Рассказ расстраивал Генри все больше, а мне все больше хотелось ему как-то помочь.

— Мне кажется, отец поступил так с собой в итоге, потому что не нашел ответов. И как будто хотел таким образом стать ближе к Джинни. Он так и написал в записке: ушел за своей маленькой девочкой, чтобы ей не было одиноко. Хотел на том свете узнать, что он сделал не так, почему не смог ей помочь. Почему не был хорошим отцом, чтобы она пришла к нему и рассказала, что ее волнует. Он бы мир перевернул для нее. Но она не пришла, а он себя за это не простил.

— А ваша мама?

— Мама надолго зависла в стадии отрицания: не принимала смерть Джинни. Когда она вернулась из больницы, начала жить своей обычной жизнью. Меня это пугало, отца раздражало, но его почти и не бывало в доме в то время.

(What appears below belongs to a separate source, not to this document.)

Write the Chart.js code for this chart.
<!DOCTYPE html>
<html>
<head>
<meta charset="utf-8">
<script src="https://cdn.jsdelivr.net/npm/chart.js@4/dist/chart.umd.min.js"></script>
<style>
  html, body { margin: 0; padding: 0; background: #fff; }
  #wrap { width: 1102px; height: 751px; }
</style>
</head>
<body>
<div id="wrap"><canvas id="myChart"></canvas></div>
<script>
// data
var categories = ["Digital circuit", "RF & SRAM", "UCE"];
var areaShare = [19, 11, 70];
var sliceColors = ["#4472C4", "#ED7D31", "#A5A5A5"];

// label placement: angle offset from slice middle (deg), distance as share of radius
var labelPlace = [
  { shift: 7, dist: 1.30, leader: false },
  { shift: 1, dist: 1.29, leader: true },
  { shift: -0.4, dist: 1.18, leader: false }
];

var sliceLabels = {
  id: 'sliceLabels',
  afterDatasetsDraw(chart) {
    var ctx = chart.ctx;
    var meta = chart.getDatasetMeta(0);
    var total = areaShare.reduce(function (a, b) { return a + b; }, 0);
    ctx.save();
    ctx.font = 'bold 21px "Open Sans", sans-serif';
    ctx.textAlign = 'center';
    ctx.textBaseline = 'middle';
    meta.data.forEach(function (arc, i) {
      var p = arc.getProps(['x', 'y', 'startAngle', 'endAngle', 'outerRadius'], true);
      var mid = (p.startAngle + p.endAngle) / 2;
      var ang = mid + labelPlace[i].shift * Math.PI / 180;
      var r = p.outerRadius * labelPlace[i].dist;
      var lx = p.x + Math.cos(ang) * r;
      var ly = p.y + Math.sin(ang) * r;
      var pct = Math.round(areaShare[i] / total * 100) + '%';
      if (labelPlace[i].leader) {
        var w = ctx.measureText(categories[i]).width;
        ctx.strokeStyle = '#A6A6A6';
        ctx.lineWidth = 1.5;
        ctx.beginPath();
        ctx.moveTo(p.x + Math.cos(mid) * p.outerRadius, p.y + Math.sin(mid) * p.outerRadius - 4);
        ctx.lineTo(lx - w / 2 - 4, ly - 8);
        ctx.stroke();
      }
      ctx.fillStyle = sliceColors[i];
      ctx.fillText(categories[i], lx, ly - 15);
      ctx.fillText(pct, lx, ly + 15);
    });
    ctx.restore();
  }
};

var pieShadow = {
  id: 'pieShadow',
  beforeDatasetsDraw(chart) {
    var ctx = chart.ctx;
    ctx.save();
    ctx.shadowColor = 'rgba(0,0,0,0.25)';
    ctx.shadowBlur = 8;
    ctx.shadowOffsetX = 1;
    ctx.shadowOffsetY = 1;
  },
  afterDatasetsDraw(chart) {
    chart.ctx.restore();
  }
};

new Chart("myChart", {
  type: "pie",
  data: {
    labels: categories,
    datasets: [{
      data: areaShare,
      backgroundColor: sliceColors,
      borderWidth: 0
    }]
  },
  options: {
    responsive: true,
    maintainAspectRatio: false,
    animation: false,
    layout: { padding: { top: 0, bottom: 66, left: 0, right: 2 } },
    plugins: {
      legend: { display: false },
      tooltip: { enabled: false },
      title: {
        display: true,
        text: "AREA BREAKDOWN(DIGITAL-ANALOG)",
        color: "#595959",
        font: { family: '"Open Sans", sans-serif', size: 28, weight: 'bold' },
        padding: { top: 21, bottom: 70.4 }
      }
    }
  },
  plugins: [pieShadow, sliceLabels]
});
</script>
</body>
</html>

Врачи прописали маме различные таблетки, не уверен, что она их принимала. Наш дом пару недель напоминал сцену какого-то театра абсурда. И когда я думал, что хуже уже быть не может, отец покончил с собой. Для мамы это стало новым триггером, который вывел ее состояние на новый кошмарный уровень. Я уже никогда не видел ее прежней, такой, как до смерти Джинни. Сейчас она находится в одной хорошей больнице в паре часов езды отсюда. Я иногда приезжаю, хотя она уже не узнаёт меня. Или делает вид, что не узнаёт. Такая вот печальная история семьи Харди. Если честно, не представляю, как вы из нее сможете сделать роман, который люди будут с интересом читать.

Я растерялась:

— Думаю, можно поговорить еще с кем-то из тех, кто знал Джинни, и собрать разные свидетельства о событиях тех лет. Если у вас будет еще время, мы могли бы подробнее поговорить о вашей сестре. Если вы, конечно, не возражаете.

Генри облокотился на стол и с самой очаровательной улыбкой на свете спросил:

— А есть хотя бы крохотная надежда на то, что во время нашей следующей встречи мы поговорим и о вас тоже? Мне бы этого очень хотелось.